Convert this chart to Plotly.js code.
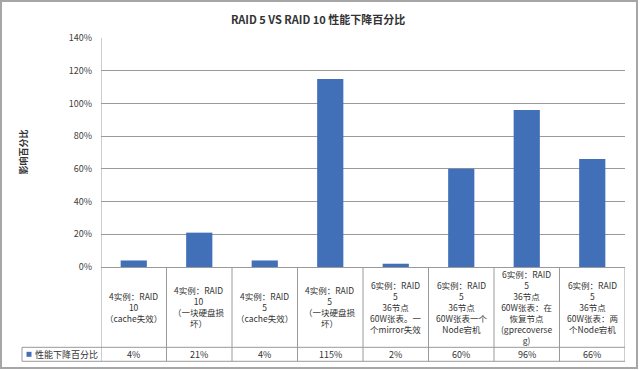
<!DOCTYPE html>
<html>
<head>
<meta charset="utf-8">
<script src="https://cdn.plot.ly/plotly-3.0.1.min.js"></script>
<style>
  html, body { margin: 0; padding: 0; background: #fff; }
  #wrap { position: relative; width: 640px; height: 370px; }
  #chart { width: 640px; height: 370px; }
  #frame { position: absolute; left: 0; top: 0; width: 638px; height: 369px;
           border: 2px solid #a6a6a6; box-sizing: border-box; pointer-events: none; }
</style>
</head>
<body>
<div id="wrap"><div id="chart"></div><div id="frame"></div></div>
<script>
// ---- data ----
const categories = [
  '4实例：RAID<br>10<br>（cache失效）',
  '4实例：RAID<br>10<br>（一块硬盘损<br>坏）',
  '4实例：RAID<br>5<br>（cache失效）',
  '4实例：RAID<br>5<br>（一块硬盘损<br>坏）',
  '6实例：RAID<br>5<br>36节点<br>60W张表。一<br>个mirror失效',
  '6实例：RAID<br>5<br>36节点<br>60W张表一个<br>Node宕机',
  '6实例：RAID<br>5<br>36节点<br>60W张表：在<br>恢复节点<br>(gprecoverse<br>g)',
  '6实例：RAID<br>5<br>36节点<br>60W张表：两<br>个Node宕机'
];
const values = [4, 21, 4, 115, 2, 60, 96, 66];
const tableLabels = ['4%', '21%', '4%', '115%', '2%', '60%', '96%', '66%'];
const seriesName = '性能下降百分比';
const chartTitle = 'RAID 5 VS RAID 10 性能下降百分比';
const yTitle = '影响百分比';

// ---- geometry (pixels) ----
const W = 640, H = 370;
const L = 101, R = 625, T = 38, B = 267.5;
const plotH = B - T, plotW = R - L;
const py = y => (B - y) / plotH;      // pixel y -> paper y
const px = x => (x - L) / plotW;      // pixel x -> paper x
const rowTop = 348, rowBot = 362, legLeft = 22;

const FONT = '"Noto Sans CJK SC", "Noto Sans", sans-serif';
const BAR = '#4170b9';
const LINE = '#9a9a9a';
const TXT = '#333333';

const xs = categories.map((c, i) => i);

const shapes = [];
for (let i = 0; i <= categories.length; i++) {
  shapes.push({type: 'line', xref: 'x', yref: 'paper', x0: i - 0.5, x1: i - 0.5,
    y0: i === 0 ? 1 : 0, y1: py(rowBot), line: {color: LINE, width: 1}});
}
[rowTop, rowBot].forEach(y => shapes.push({type: 'line', xref: 'paper', yref: 'paper',
  x0: px(legLeft), x1: 1, y0: py(y), y1: py(y), line: {color: LINE, width: 1}}));
shapes.push({type: 'line', xref: 'paper', yref: 'paper', x0: px(legLeft), x1: px(legLeft),
  y0: py(rowTop), y1: py(rowBot), line: {color: LINE, width: 1}});
shapes.push({type: 'rect', xref: 'paper', yref: 'paper', x0: px(26.5), x1: px(31.5),
  y0: py(357.5), y1: py(352.5), fillcolor: BAR, line: {width: 0}});

const annotations = [];
categories.forEach((c, i) => {
  annotations.push({xref: 'x', yref: 'paper', x: xs[i], y: py((B + rowTop) / 2 - 0.5),
    text: c, showarrow: false, xanchor: 'center', yanchor: 'middle', align: 'center',
    font: {family: FONT, size: 8.5, color: TXT}});
  annotations.push({xref: 'x', yref: 'paper', x: xs[i], y: py((rowTop + rowBot) / 2),
    text: tableLabels[i], showarrow: false, xanchor: 'center', yanchor: 'middle',
    font: {family: FONT, size: 9, color: TXT}});
});
annotations.push({xref: 'paper', yref: 'paper', x: px(33), y: py((rowTop + rowBot) / 2),
  text: seriesName, showarrow: false, xanchor: 'left', yanchor: 'middle',
  font: {family: FONT, size: 9, color: TXT}});
annotations.push({xref: 'paper', yref: 'paper', x: px(23), y: 0.5, text: '<b>' + yTitle + '</b>',
  textangle: -90, showarrow: false, xanchor: 'center', yanchor: 'middle',
  font: {family: FONT, size: 9, color: TXT}});

const trace = {
  type: 'bar', x: xs, y: values, name: seriesName,
  marker: {color: BAR}, hoverinfo: 'none'
};

const layout = {
  width: W, height: H,
  margin: {l: L, r: W - R, t: T, b: H - B, pad: 0},
  paper_bgcolor: '#fff', plot_bgcolor: '#fff',
  showlegend: false,
  bargap: 0.6,
  title: {text: '<b>' + chartTitle + '</b>', x: 0.497, xref: 'container', xanchor: 'center',
    y: 1 - 20 / H, yref: 'container', yanchor: 'middle',
    font: {family: FONT, size: 11, color: TXT}},
  xaxis: {range: [-0.5, categories.length - 0.5], showticklabels: false, showgrid: false,
    zeroline: false, showline: false, ticks: '', fixedrange: true},
  yaxis: {range: [0, 140], dtick: 20, ticksuffix: '%', showgrid: true, gridcolor: LINE,
    gridwidth: 1, zeroline: true, zerolinecolor: LINE, zerolinewidth: 1,
    showline: false, ticks: '', ticklabelstandoff: 8,
    tickfont: {family: FONT, size: 9, color: '#404040'}, fixedrange: true},
  shapes: shapes,
  annotations: annotations
};

Plotly.newPlot('chart', [trace], layout, {displayModeBar: false, staticPlot: true});
</script>
</body>
</html>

++++++++

Stated task
Only the lines from the start of the material through the line containing "const yTitle = '影响百分比';" should be transcribed. Pictures stay out.

Reply to the task
Convert this chart to Plotly.js code.
<!DOCTYPE html>
<html>
<head>
<meta charset="utf-8">
<script src="https://cdn.plot.ly/plotly-3.0.1.min.js"></script>
<style>
  html, body { margin: 0; padding: 0; background: #fff; }
  #wrap { position: relative; width: 640px; height: 370px; }
  #chart { width: 640px; height: 370px; }
  #frame { position: absolute; left: 0; top: 0; width: 638px; height: 369px;
           border: 2px solid #a6a6a6; box-sizing: border-box; pointer-events: none; }
</style>
</head>
<body>
<div id="wrap"><div id="chart"></div><div id="frame"></div></div>
<script>
// ---- data ----
const categories = [
  '4实例：RAID<br>10<br>（cache失效）',
  '4实例：RAID<br>10<br>（一块硬盘损<br>坏）',
  '4实例：RAID<br>5<br>（cache失效）',
  '4实例：RAID<br>5<br>（一块硬盘损<br>坏）',
  '6实例：RAID<br>5<br>36节点<br>60W张表。一<br>个mirror失效',
  '6实例：RAID<br>5<br>36节点<br>60W张表一个<br>Node宕机',
  '6实例：RAID<br>5<br>36节点<br>60W张表：在<br>恢复节点<br>(gprecoverse<br>g)',
  '6实例：RAID<br>5<br>36节点<br>60W张表：两<br>个Node宕机'
];
const values = [4, 21, 4, 115, 2, 60, 96, 66];
const tableLabels = ['4%', '21%', '4%', '115%', '2%', '60%', '96%', '66%'];
const seriesName = '性能下降百分比';
const chartTitle = 'RAID 5 VS RAID 10 性能下降百分比';
const yTitle = '影响百分比';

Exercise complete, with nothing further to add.